What are the key trends within omnichannel or multichannel logistics?

The current big trend is being able to offer ultra fast delivery - ideally next day to match Amazon - without having to charge a high delivery cost. Unless you are buying luxury goods or speciality items only sold by a particular brand, you can pretty much buy everything on Amazon and some brands are also using it as a channel too. This has increased the pressure on omnichannel retailers to create an offering that will win over the consumer and be competitive.

Retailers know consumers want free delivery and this knowledge has led many omnichannel retailers to try and remove their delivery costs in a bid to become more competitive and appealing to consumers and counter the threat of services like Prime. But it has big implications for logistics because there's no such thing as a free delivery. The cost has to be borne somewhere in the process, by improving efficiencies elsewhere to reduce costs or it's not sustainable in the long term - someone ultimately has to pay and it's the retailer or brand owner, because consumers are highly price sensitive and will simply shop elsewhere.

 

What is the most important aspect of omnichannel or multichannel logistics?

Being able to align stock availability with customer expectations and ensure that if you promise to deliver an item within a certain timeframe, it does actually get delivered as expected.  This is why accurate stock visibility is essential. For instance, if a consumer places an order expecting an item to be delivered in 2 weeks, that's fine because they have accepted the original terms. But if the retailer promises the item sooner and fails to meet the contractual delivery timescales, it is unlikely the customer will buy again. They will have had a bad experience and an alternative option is always only a few clicks away. An omnichannel retailer is only ever as good as their last order and if the customer has a poor experience, they are unlikely to return.

 

What are the biggest challenges encountered by omnichannel or multichannel logistics?

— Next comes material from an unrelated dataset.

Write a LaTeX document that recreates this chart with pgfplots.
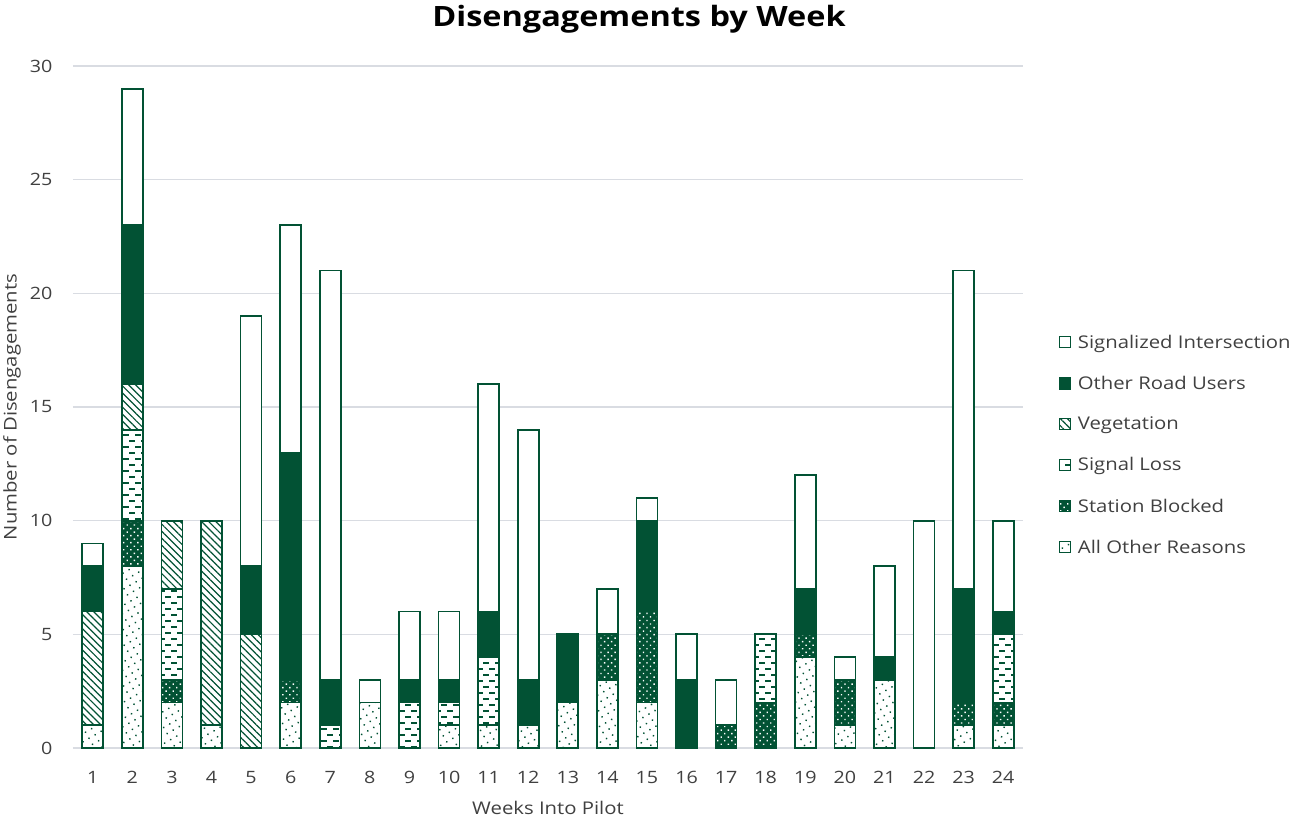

The big challenge is being able to meet the demand for free delivery without it compromising profit margins too heavily.  This is a very difficult balance to achieve in the long term and why technology like a warehouse management system is so critical now, to be able to streamline processes in order to become more efficient and reduce costs. Omnichannel retailers need to have an accurate picture of what's in their warehouses or available to sell at all times, and they need the fulfilment capability to meet the customer's expectation of when items will be received.

Another challenge for omnichannel retailers is consumers' increased price sensitivity and their expectations to get a 'bargain'. Although omnichannel retailers have an advantage over pure online sellers, their costs are higher because they have a physical presence. Having a high street presence is advantageous, it enables consumers to visit their stores to view items before potentially buying online, but this means margins are tighter and using the right technology is essential to give them a competitive edge.

Many consumers habitually look for items in store to ascertain quality or suitability and then start to shop around online for the best possible price. Everything has been commoditised now because of the internet and consumers are ruthless about getting the best value for money. Most traditional omnichannel retailers can't compete with ecommerce specialists on price and so many offer two sets of prices - online only and an in-store store price, to reflect the reduced level of customer sales service being offered online - or they will price match which means lower margins and a need for improved efficiency to offset the impact on profits.

 

How can these challenges be overcome?

One way to overcome the challenges of omnichannel retailing is by investing in core technology to allow the business to streamline order process fulfilment and create a sustainable, highly competitive delivery process. This means getting help in the right places, for instance with technology like a warehouse management system to provide stock visibility and efficient warehouse processes. Alternatively, the retailer needs to outsource that aspect of their business and partner with an innovative logistics provider who can provide it for them. However this can often be a more expensive strategy in the long term because it means the retailer doesn't develop the relevant logistics expertise directly, as they would if they invested in a WMS solution.